ESTADO A FAVOR DA SOCIEDADE
“É urgente repensar a governança do Estado, torná-lo competente e a favor da sociedade, não patrimonialista e capturado por interesses corporativistas. É preciso garantir que o Estado possa investir bem e cumprir o seu papel essencial na sociedade. Esta é a verdadeira responsabilidade fiscal. Para isso é preciso desmistificar certos equívocos transformados em dogmas pela teoria macroeconômica hegemônica”, afirma Lara Resende.
O economista criticou a relutância de certos setores em assumir as mudanças de concepções que se fazem necessárias. “Os economistas neoclássicos mainstream – poderia chamá-los de neoliberais também – continuam muito críticos a essas propostas de revisão, no Brasil. Lá fora, mesmo em centros conhecidos por uma certa ortodoxia no pensamento econômico, como o Fundo Monetário Internacional, já reviram muitas das suas concepções”, disse.
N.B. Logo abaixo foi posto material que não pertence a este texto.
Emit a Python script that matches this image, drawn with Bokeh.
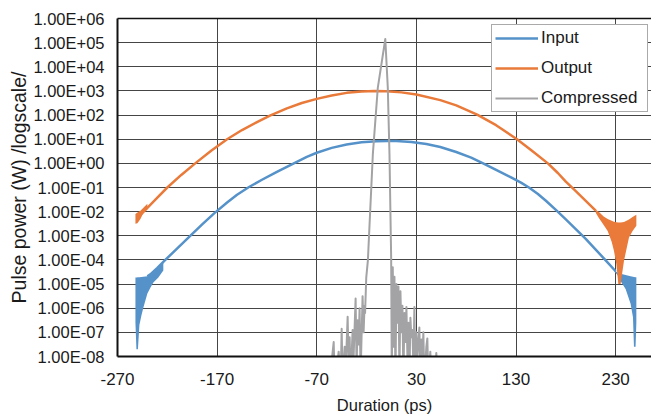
import numpy as np
from bokeh.plotting import figure
from bokeh.models import FixedTicker, LinearAxis, Legend, Range1d
from bokeh.embed import file_html
from bokeh.resources import INLINE

# ---------------- data ----------------
x_ticks = [-270, -170, -70, 30, 130, 230]
x_tick_labels = ["-270", "-170", "-70", "30", "130", "230"]
y_tick_exponents = [-8, -7, -6, -5, -4, -3, -2, -1, 0, 1, 2, 3, 4, 5, 6]
y_tick_labels = ["1.00E-08", "1.00E-07", "1.00E-06", "1.00E-05", "1.00E-04",
                 "1.00E-03", "1.00E-02", "1.00E-01", "1.00E+00", "1.00E+01",
                 "1.00E+02", "1.00E+03", "1.00E+04", "1.00E+05", "1.00E+06"]

# Input pulse (log10 of power in W)
input_x = [-240, -237, -230, -222, -210, -197, -185, -173, -160, -150, -138, -125, -110,
           -92, -80, -70, -55, -40, -25, -10, 0, 10, 25, 40, 54, 70, 85, 97, 110, 125,
           135, 143, 152, 160, 170, 180, 190, 200, 210, 220, 230]
input_log10 = [-4.68, -4.6, -4.33, -4.0, -3.52, -3.0, -2.53, -2.07, -1.62, -1.3, -0.98,
               -0.68, -0.35, 0.02, 0.27, 0.44, 0.64, 0.78, 0.87, 0.92, 0.93, 0.93, 0.88,
               0.80, 0.68, 0.47, 0.24, 0.0, -0.27, -0.58, -0.8, -1.0, -1.27, -1.55, -1.93,
               -2.32, -2.72, -3.13, -3.57, -4.02, -4.47]
# oscillating tails of the input pulse (envelope)
input_tail_left_x = [-252, -251, -249.5, -248, -246, -244, -240, -237, -234, -229, -224]
input_tail_left_hi = [-4.73, -4.73, -4.72, -4.72, -4.71, -4.70, -4.68, -4.62, -4.52, -4.33, -4.12]
input_tail_left_lo = [-6.6, -7.7, -7.7, -6.7, -6.3, -5.97, -5.39, -5.15, -4.94, -4.73, -4.44]
input_tail_right_x = [229, 232, 236, 240, 245, 247.4, 248.4, 250, 250.8]
input_tail_right_hi = [-4.43, -4.53, -4.58, -4.62, -4.68, -4.70, -4.71, -4.72, -4.72]
input_tail_right_lo = [-4.5, -4.62, -4.95, -5.2, -5.82, -6.37, -7.6, -7.6, -6.6]

# Output pulse
output_x = [-247, -240, -230, -220, -206, -192, -176, -160, -145, -130, -117, -100, -85,
            -70, -55, -40, -25, -12, 0, 15, 30, 54, 70, 91, 110, 131, 146, 162, 172, 180,
            190, 200, 210]
output_log10 = [-2.13, -1.84, -1.42, -1.0, -0.48, 0.0, 0.52, 1.0, 1.38, 1.71, 1.98, 2.28,
                2.5, 2.67, 2.81, 2.92, 2.98, 3.0, 2.99, 2.94, 2.85, 2.62, 2.4, 2.02, 1.58,
                1.0, 0.52, 0.0, -0.4, -0.76, -1.15, -1.55, -1.96]
output_tail_left_x = [-252, -250, -247, -244, -240]
output_tail_left_hi = [-2.1, -2.04, -1.96, -1.84, -1.67]
output_tail_left_lo = [-2.5, -2.48, -2.3, -2.06, -1.9]
output_tail_right_x = [210, 213, 218, 222, 226, 228.3, 230.7, 232.7, 235, 238.4, 243.4, 247, 250.8]
output_tail_right_hi = [-1.92, -2.0, -2.2, -2.3, -2.38, -2.42, -2.44, -2.45, -2.45, -2.43, -2.33, -2.22, -2.13]
output_tail_right_lo = [-2.05, -2.25, -2.55, -2.8, -3.25, -3.62, -4.17, -5.0, -5.0, -4.03, -3.07, -2.8, -2.58]

# Compressed pulse
compressed_x = [-57, -55, -53, -52, -50, -48, -46, -45, -44, -42, -41, -39, -38, -37, -36,
                -34, -33, -31, -30, -29, -28, -27, -26, -24, -23, -22, -21.5, -20.3, -18.7,
                -13.7, -8.7, -1.2, 1.3, 3.0, 4.7, 5.3, 6.3, 7.2, 8.0, 9.0, 10.0, 11.0, 12.0,
                13.0, 14.0, 15.0, 16.0, 17.0, 18.0, 19.0, 20.0, 21.0, 22.0, 23.0, 24.0, 25.0,
                26.0, 27.0, 28.0, 29.0, 30.0, 31.0, 33.0, 34.0, 35.0, 36.0, 37.0, 38.0, 40.0,
                41.0, 42.0, 44.0, 45.0, 47.0, 49.0, 50.0, 51.0]
compressed_log10 = [-9, -8.2, -7.4, -9, -8.5, -7.8, -9, -6.85, -9, -7.6, -8.6, -6.35, -8.3,
                    -7.2, -9, -6.9, -8.0, -5.6, -8.5, -6.5, -7.5, -6.0, -8.8, -5.5, -7.0,
                    -5.9, -6.2, -4.72, -4.03, 0.38, 3.14, 5.15, 3.14, 0.38, -3.96, -8.8,
                    -4.3, -7.6, -4.7, -9, -5.0, -6.6, -5.1, -8.8, -5.3, -7.0, -5.9, -9,
                    -6.2, -7.4, -5.95, -8.0, -6.6, -9, -6.4, -7.2, -6.9, -8.4, -5.95, -9,
                    -7.0, -8.0, -6.8, -9, -7.3, -8.2, -7.0, -9, -7.6, -7.25, -9, -7.8, -9,
                    -8.3, -9, -7.85, -9]

# ---------------- styling ----------------
BLUE = "#5592C9"
ORANGE = "#E97A3A"
GRAY = "#A3A3A6"
FONT = "Liberation Sans"
TXT = "#1a1a1a"
GRID = "#454545"


def pw(a):
    return 10.0 ** np.asarray(a, dtype=float)


p = figure(width=651, height=417, y_axis_type="log",
           x_range=Range1d(-270, 266), y_range=Range1d(1e-8, 1e6),
           output_backend="svg", toolbar_location=None,
           min_border_left=117, min_border_right=0, min_border_top=18, min_border_bottom=61)
p.outline_line_color = None
p.background_fill_color = "white"
p.border_fill_color = "white"

y_tick_values = [10.0 ** e for e in y_tick_exponents]

# grid
p.xgrid.ticker = FixedTicker(ticks=x_ticks)
p.ygrid.ticker = FixedTicker(ticks=y_tick_values)
for g in (p.xgrid[0], p.ygrid[0]):
    g.grid_line_color = GRID
    g.grid_line_width = 1
p.ygrid.minor_grid_line_color = None

# x axis (bottom)
xa = p.below[0]
xa.ticker = FixedTicker(ticks=x_ticks)
xa.major_label_overrides = {t: s for t, s in zip(x_ticks, x_tick_labels)}
xa.axis_label = "Duration (ps)"
xa.axis_label_text_font = FONT
xa.axis_label_text_font_size = "16.5px"
xa.axis_label_text_font_style = "normal"
xa.axis_label_text_color = TXT
xa.axis_label_standoff = 8
xa.major_label_text_font = FONT
xa.major_label_text_font_size = "17px"
xa.major_label_text_color = TXT
xa.major_label_standoff = 10
xa.major_tick_line_color = None
xa.minor_tick_line_color = None
xa.axis_line_color = "#111111"
xa.axis_line_width = 2

# y axis (left)
ya = p.left[0]
ya.ticker = FixedTicker(ticks=y_tick_values)
ya.major_label_overrides = {t: s for t, s in zip(y_tick_values, y_tick_labels)}
ya.axis_label = "Pulse power (W) /logscale/"
ya.axis_label_text_font = FONT
ya.axis_label_text_font_size = "19.5px"
ya.axis_label_text_font_style = "normal"
ya.axis_label_text_color = TXT
ya.axis_label_standoff = 0
ya.major_label_text_font = FONT
ya.major_label_text_font_size = "16.5px"
ya.major_label_text_color = TXT
ya.major_label_standoff = 7
ya.major_tick_line_color = None
ya.minor_tick_line_color = None
ya.axis_line_color = "#111111"
ya.axis_line_width = 2

# top border
top_axis = LinearAxis(ticker=FixedTicker(ticks=[]), major_label_text_font_size="0px",
                      major_tick_line_color=None, minor_tick_line_color=None,
                      axis_line_color="#111111", axis_line_width=1.5)
p.add_layout(top_axis, "above")

# ---------------- series ----------------
# Input
p.varea(x=input_tail_left_x, y1=pw(input_tail_left_lo), y2=pw(input_tail_left_hi), fill_color=BLUE)
p.varea(x=input_tail_right_x, y1=pw(input_tail_right_lo), y2=pw(input_tail_right_hi), fill_color=BLUE)
r_in = p.line(input_x, pw(input_log10), line_color=BLUE, line_width=2.5, line_join="round")

# Output
p.varea(x=output_tail_left_x, y1=pw(output_tail_left_lo), y2=pw(output_tail_left_hi), fill_color=ORANGE)
p.varea(x=output_tail_right_x, y1=pw(output_tail_right_lo), y2=pw(output_tail_right_hi), fill_color=ORANGE)
r_out = p.line(output_x, pw(output_log10), line_color=ORANGE, line_width=2.5, line_join="round")

# Compressed
r_cmp = p.line(compressed_x, pw(compressed_log10), line_color=GRAY, line_width=2, line_join="round")

legend = Legend(items=[("Input", [r_in]), ("Output", [r_out]), ("Compressed", [r_cmp])],
                location=(374, 244), orientation="vertical",
                label_text_font=FONT, label_text_font_size="17px", label_text_color=TXT,
                glyph_width=43, glyph_height=20, label_height=20, label_standoff=3,
                label_width=103, spacing=10, padding=3, margin=0,
                border_line_color="#555555", border_line_width=1,
                background_fill_color="white", background_fill_alpha=1.0)
p.add_layout(legend, "center")

open("out.html", "w").write(file_html(p, INLINE))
“E nos bancos centrais, todas as pessoas estão mais ou menos conscientes da deficiência do arcabouço conceitual de teoria monetária que lhes dá substrato para definição das suas políticas. Hoje isso está cada vez mais claro”, enfatizou o professor. “Os bancos centrais demoraram a reagir ao novo surto inflacionário não porque não estivessem conscientes do que estava acontecendo, mas porque sabem que o instrumento de que dispõem – a taxa básica de juros – é muito limitado. Limitado do ponto de vista de combate à inflação e altamente questionável quanto a seus impactos secundários”, prosseguiu.
“O substrato que justificava o uso das taxas de juros para segurar a inflação de demanda – e é questionável se a inflação de hoje é de demanda – era diminuir a demanda agregada via alta dos juros. A sustentação da proposta de subir os juros e provocar desemprego e desaquecimento da economia era a curva de Philips (que media a relação entre inflação e desemprego), e ela desapareceu. Economistas, inclusive do Fed (o Federal Reserve, o banco central americano), têm publicado artigos sobre a curva de Philips”, argumentou.
PENSAR POR CONTA PRÓPRIA
“A tese deles é a de que a tecnologia desorganizou o emprego e enfraqueceu o poder dos trabalhadores e dos sindicatos. A inflação não responde mais ao desemprego. O pleno emprego não provoca inflação e desemprego não reduz a inflação. Esse era o substrato para a ideia de que você deve provocar desemprego e recessão para controlar a inflação”, prosseguiu Lara Resende.
“Se isso fosse verdade, o Brasil já teria derrubado a inflação muito antes do Plano Real, mas as pessoas esquecem disso. A experiência dos países periféricos tem pouco impacto nos centros de debate do Primeiro Mundo. E no Brasil, de forma provinciana, toma-se a ortodoxia como sendo inquestionável. E deixa-se de pensar por conta própria. Não foi sempre assim. Já tivemos fases em que pensávamos com mais independência. O que falta é reflexão independente. E não repetição dogmática de um mantra de uma teoria que se provou disfuncional. Eu não estou pensando sozinho na necessidade de revisão da teoria”, apontou o economista.
“Outros nessa mesma linha são economistas mais próximos dos bancos centrais, da Inglaterra, do Japão, da Suécia. Economistas do Fed têm publicado artigos altamente críticos ao mainstream e buscado outras soluções para a economia. No Brasil, curiosamente os economistas que mais aparecem na mídia não apoiam essas ideias, com exceção de uns poucos”, completou.